The decision brings AI instruction into the curriculum at the point where students — typically aged 11 to 12 — begin transitional middle-school learning, a stage educators consider critical for building analytical thinking and problem-solving habits.
Policy Backdrop
The Karnataka announcement sits within a well-established national policy direction. The National Education Policy (NEP) 2020 explicitly recommended integrating artificial intelligence, coding, and experiential learning from middle school onwards, providing a framework that states have been progressively adopting.
India's National AI Strategy of 2018 further encouraged sub-national governments to pilot AI and coding modules in school curricula. Several Indian states have since launched such programmes, and Karnataka's initiative continues this pattern of translating central technology priorities into state-level action.
The broader trend reflects a recognition, shared across government and industry, that workforce readiness for an AI-integrated economy must begin well before higher education — making early school-level exposure increasingly seen as foundational rather than optional.
Stakeholders and Impact
School students from Class VI upwards across Karnataka's government and state-aided schools stand to be the primary beneficiaries, gaining early exposure to concepts that have until now largely been confined to higher secondary or undergraduate levels in most Indian states.
Teachers represent the most critical link in implementation. Curriculum reform at this scale requires substantial teacher training, and the Karnataka Department of School Education will need to develop or procure content frameworks, assessment tools, and professional development programmes before classroom rollout can begin in earnest.
The initiative also opens the door to potential partnerships with national ed-tech bodies and private industry players who have existing AI literacy content and assessment infrastructure suited to the middle-school level.
What's Next
The immediate priority will be the finalisation of a curriculum framework that defines what 'foundational AI skills' means in practice for students at the Class VI level — a scope that can range from basic computational thinking and data literacy to introductory machine learning concepts.

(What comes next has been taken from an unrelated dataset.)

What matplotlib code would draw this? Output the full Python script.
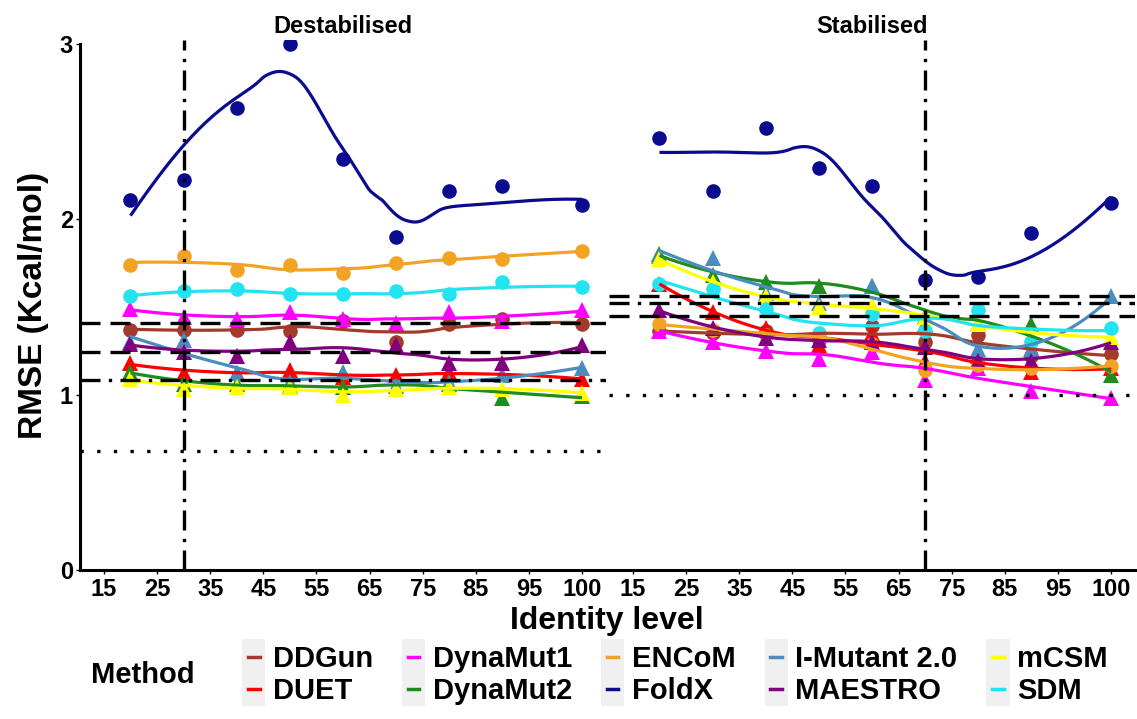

Teacher training timelines and any industry or institutional partnerships the Karnataka government may announce will be closely watched as indicators of how quickly the programme can move from policy declaration to classroom reality. Budget allocation details have not yet been made public.
If Karnataka executes the rollout effectively, the state could serve as a replicable model for other Indian states still deliberating on how to operationalise the NEP 2020 technology-education mandate at the middle-school level.